-- Begin --

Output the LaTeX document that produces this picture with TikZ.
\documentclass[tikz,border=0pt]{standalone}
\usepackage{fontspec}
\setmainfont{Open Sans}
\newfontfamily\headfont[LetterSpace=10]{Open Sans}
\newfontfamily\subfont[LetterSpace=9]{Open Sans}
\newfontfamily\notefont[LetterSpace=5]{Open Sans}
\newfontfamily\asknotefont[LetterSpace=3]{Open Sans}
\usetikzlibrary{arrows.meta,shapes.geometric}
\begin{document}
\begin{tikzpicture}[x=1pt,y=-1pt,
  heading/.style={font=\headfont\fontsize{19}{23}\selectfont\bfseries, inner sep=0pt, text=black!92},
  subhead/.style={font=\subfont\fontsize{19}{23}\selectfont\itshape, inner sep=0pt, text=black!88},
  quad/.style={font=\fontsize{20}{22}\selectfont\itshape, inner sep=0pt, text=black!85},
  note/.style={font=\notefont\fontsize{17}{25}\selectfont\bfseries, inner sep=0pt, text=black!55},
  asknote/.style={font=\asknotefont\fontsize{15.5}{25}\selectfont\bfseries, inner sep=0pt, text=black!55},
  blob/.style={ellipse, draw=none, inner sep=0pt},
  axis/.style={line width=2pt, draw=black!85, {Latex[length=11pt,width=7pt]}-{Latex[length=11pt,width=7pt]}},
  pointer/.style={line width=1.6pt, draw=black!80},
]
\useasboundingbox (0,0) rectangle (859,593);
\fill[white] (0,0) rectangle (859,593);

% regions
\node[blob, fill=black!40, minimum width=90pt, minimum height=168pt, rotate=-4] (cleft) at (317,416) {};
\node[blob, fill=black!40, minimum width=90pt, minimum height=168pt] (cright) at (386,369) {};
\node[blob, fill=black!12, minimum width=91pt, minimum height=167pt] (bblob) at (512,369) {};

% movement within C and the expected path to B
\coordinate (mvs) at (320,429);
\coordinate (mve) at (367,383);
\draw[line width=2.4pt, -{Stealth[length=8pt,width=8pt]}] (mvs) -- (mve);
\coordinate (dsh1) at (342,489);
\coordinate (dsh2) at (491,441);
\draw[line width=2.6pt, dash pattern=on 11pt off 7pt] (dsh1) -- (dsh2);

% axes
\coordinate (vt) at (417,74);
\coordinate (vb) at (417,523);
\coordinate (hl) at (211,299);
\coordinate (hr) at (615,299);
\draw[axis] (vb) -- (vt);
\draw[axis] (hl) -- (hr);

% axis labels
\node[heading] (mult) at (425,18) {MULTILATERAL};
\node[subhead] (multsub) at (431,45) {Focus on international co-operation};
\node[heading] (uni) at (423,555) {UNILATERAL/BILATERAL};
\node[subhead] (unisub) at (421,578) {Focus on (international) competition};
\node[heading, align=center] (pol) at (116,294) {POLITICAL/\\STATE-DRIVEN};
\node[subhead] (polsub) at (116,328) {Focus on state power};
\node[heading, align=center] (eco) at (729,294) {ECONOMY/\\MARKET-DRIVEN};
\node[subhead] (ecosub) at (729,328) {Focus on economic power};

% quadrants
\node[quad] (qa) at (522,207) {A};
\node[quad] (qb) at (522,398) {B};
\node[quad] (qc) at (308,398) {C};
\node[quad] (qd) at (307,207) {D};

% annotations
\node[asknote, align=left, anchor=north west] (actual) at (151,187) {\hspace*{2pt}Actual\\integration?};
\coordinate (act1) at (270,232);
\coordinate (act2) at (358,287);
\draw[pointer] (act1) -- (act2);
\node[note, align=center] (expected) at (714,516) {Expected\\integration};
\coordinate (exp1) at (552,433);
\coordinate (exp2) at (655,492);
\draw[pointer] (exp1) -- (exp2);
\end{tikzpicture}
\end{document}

-- End --

### Task to complete:
Please transcribe, exactly and with nothing added, the lines from the first line of the material above through the line that contains "minimum width=91pt, minimum".

### Response:
Output the LaTeX document that produces this picture with TikZ.
\documentclass[tikz,border=0pt]{standalone}
\usepackage{fontspec}
\setmainfont{Open Sans}
\newfontfamily\headfont[LetterSpace=10]{Open Sans}
\newfontfamily\subfont[LetterSpace=9]{Open Sans}
\newfontfamily\notefont[LetterSpace=5]{Open Sans}
\newfontfamily\asknotefont[LetterSpace=3]{Open Sans}
\usetikzlibrary{arrows.meta,shapes.geometric}
\begin{document}
\begin{tikzpicture}[x=1pt,y=-1pt,
  heading/.style={font=\headfont\fontsize{19}{23}\selectfont\bfseries, inner sep=0pt, text=black!92},
  subhead/.style={font=\subfont\fontsize{19}{23}\selectfont\itshape, inner sep=0pt, text=black!88},
  quad/.style={font=\fontsize{20}{22}\selectfont\itshape, inner sep=0pt, text=black!85},
  note/.style={font=\notefont\fontsize{17}{25}\selectfont\bfseries, inner sep=0pt, text=black!55},
  asknote/.style={font=\asknotefont\fontsize{15.5}{25}\selectfont\bfseries, inner sep=0pt, text=black!55},
  blob/.style={ellipse, draw=none, inner sep=0pt},
  axis/.style={line width=2pt, draw=black!85, {Latex[length=11pt,width=7pt]}-{Latex[length=11pt,width=7pt]}},
  pointer/.style={line width=1.6pt, draw=black!80},
]
\useasboundingbox (0,0) rectangle (859,593);
\fill[white] (0,0) rectangle (859,593);

% regions
\node[blob, fill=black!40, minimum width=90pt, minimum height=168pt, rotate=-4] (cleft) at (317,416) {};
\node[blob, fill=black!40, minimum width=90pt, minimum height=168pt] (cright) at (386,369) {};
\node[blob, fill=black!12, minimum width=91pt, minimum height=167pt] (bblob) at (512,369) {};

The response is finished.